Coming home from a journey overseas hasn’t been this profoundly bittersweet since my father’s death in 2001.
Hugo — to many of you the No Tolls Kitty — died Thursday night. He was a little bitty tabby with a huge personality. There is a stillness in the house, though it’s safe to say our hearts are full with memories of a life well lived. For all intents and purposes, Hugo’s presence spanned the entirety of our lives together as a couple; conversely, we witnessed most of his life.
These were fruitful, loving times.
Speaking personally, and risking the analogy in this time of flooding, Hugo’s final act was a dam-breaker. I’d gone two or maybe three years without crying, through the passing of so many people close to me — mentors, my close friend Kevin, and even my mother. I trudged through, mourned silently, and kept control; it wasn’t really a conscious effort at being robotic, but it’s the way things went.
Well, so much for dry cheeks.
The torrent has been loosened, and these past three years of upheaval properly registered.
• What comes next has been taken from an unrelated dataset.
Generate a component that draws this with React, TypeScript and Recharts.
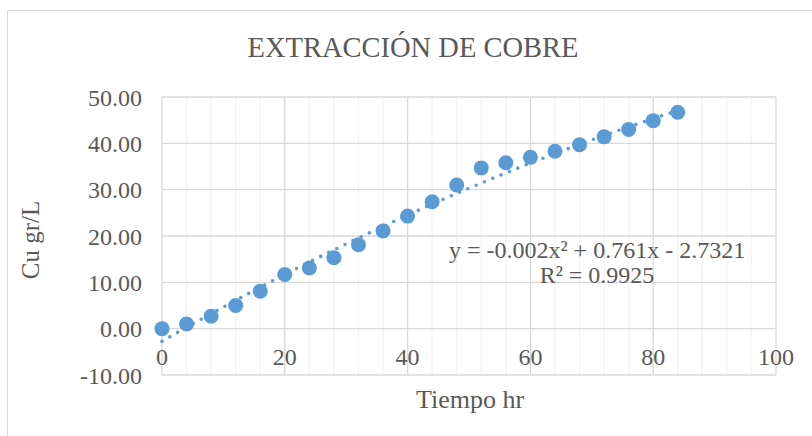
import { ScatterChart, Scatter, XAxis, YAxis, CartesianGrid } from 'recharts';

// Tiempo (hr) vs Cu (gr/L)
const tiempo = [0, 4, 8, 12, 16, 20, 24, 28, 32, 36, 40, 44, 48, 52, 56, 60, 64, 68, 72, 76, 80, 84];
const cobre = [0.0, 1.0, 2.7, 5.0, 8.1, 11.7, 13.1, 15.3, 18.1, 21.1, 24.3, 27.4, 31.0, 34.7, 35.8, 37.0, 38.3, 39.7, 41.4, 43.0, 44.9, 46.7];
// polynomial trendline values at the same times (y = -0.002x² + 0.761x - 2.7321)
const tendencia = [-2.73, 0.28, 3.23, 6.11, 8.93, 11.69, 14.38, 17.01, 19.57, 22.07, 24.51, 26.88, 29.19, 31.43, 33.61, 35.73, 37.78, 39.77, 41.69, 43.55, 45.35, 47.08];

const xTicks = [0, 20, 40, 60, 80, 100];
const xMinor = [4, 8, 12, 16, 24, 28, 32, 36, 44, 48, 52, 56, 64, 68, 72, 76, 84, 88, 92, 96];
const yTicks = [-10, 0, 10, 20, 30, 40, 50];

const FONT = '"Liberation Serif", "Times New Roman", serif';
const TEXT = '#595959';
const BLUE = '#5B9BD5';

const puntos = tiempo.map((x, i) => ({ x, y: cobre[i] }));
const lineaTendencia = tiempo.map((x, i) => ({ x, y: tendencia[i] }));

function Marker(props: any) {
  return <circle cx={props.cx} cy={props.cy} r={7.5} fill={BLUE} />;
}

function NoMarker() {
  return <g />;
}

function XTick(props: any) {
  const { x, y, payload } = props;
  return (
    <text x={x} y={y - 10} textAnchor="middle" fill={TEXT} fontSize={24} fontFamily={FONT}>
      {payload.value}
    </text>
  );
}

export default function App() {
  return (
    <div style={{ position: 'absolute', left: 0, top: 0, width: 812, height: 436, overflow: 'hidden', background: '#fff' }}>
      <div
        style={{
          position: 'absolute',
          left: 7,
          top: 10,
          width: 830,
          height: 450,
          border: '1px solid #D9D9D9',
          boxSizing: 'border-box',
        }}
      />
      <ScatterChart width={812} height={436} margin={{ top: 97, right: 36, bottom: 0, left: 12 }}>
        <CartesianGrid verticalValues={xMinor} horizontal={false} stroke="#F2F2F2" strokeWidth={1.3} />
        <CartesianGrid verticalValues={xTicks} horizontalValues={yTicks} stroke="#D9D9D9" strokeWidth={1.3} />
        <XAxis
          type="number"
          dataKey="x"
          domain={[0, 100]}
          ticks={xTicks}
          axisLine={false}
          tickLine={false}
          tickSize={0}
          tickMargin={0}
          height={61}
          tick={<XTick />}
        />
        <YAxis
          type="number"
          dataKey="y"
          domain={[-10, 50]}
          ticks={yTicks}
          axisLine={false}
          tickLine={false}
          tickSize={0}
          tickMargin={20}
          width={150}
          tickFormatter={(v: number) => v.toFixed(2)}
          tick={{ fill: TEXT, fontSize: 24, fontFamily: FONT }}
        />
        <Scatter data={puntos} shape={<Marker />} isAnimationActive={false} />
        <Scatter
          data={lineaTendencia}
          shape={<NoMarker />}
          line={{ stroke: BLUE, strokeWidth: 3.6, strokeDasharray: '0 9', strokeLinecap: 'round' }}
          lineJointType="monotoneX"
          isAnimationActive={false}
        />
      </ScatterChart>
      <svg
        width={812}
        height={436}
        style={{ position: 'absolute', left: 0, top: 0, pointerEvents: 'none' }}
        fontFamily={FONT}
        fill={TEXT}
      >
        <text x={413} y={57} textAnchor="middle" fontSize={28.5}>
          EXTRACCIÓN DE COBRE
        </text>
        <text x={39} y={240} textAnchor="middle" fontSize={25} transform="rotate(-90 39 240)">
          Cu gr/L
        </text>
        <text x={470} y={408} textAnchor="middle" fontSize={26}>
          Tiempo hr
        </text>
        <text x={597} y={258} textAnchor="middle" fontSize={24}>
          y = -0.002x² + 0.761x - 2.7321
        </text>
        <text x={597} y={283} textAnchor="middle" fontSize={24}>
          R² = 0.9925
        </text>
      </svg>
    </div>
  );
}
Kleenex stocks have risen to an all-time high.
What’s more, a cosmos that adores irony has struck again; Hugo has gone, and on Tuesday at long last I’ll come to the final settlement of my NABC divorce. We went to Portugal to eat Francesinha sandwiches and grilled octopus, and to drink Super Bock and Tawny Port, and now I’ve returned to the end of multiple eras … and with the forthcoming Pints & Union pub project alongside my business partner Joe, to new beginnings.
On Friday morning I awakened to these sea changes, with a song playing in my head: Queen’s “The Show Must Go On.” Indeed it must, whether good, bad or indifferent. So it will, in this case mostly positively, though never forgetting what came before. That’s because we can’t deal with the future without understanding and honoring the past.
Thanks for the memories, Hugo. You made our world a better place. Crossroads can be confusing, but only momentarily. A flip of the coin can lead to new opportunities, or into eternity.
Our paths have diverged, but I’ll never forget you.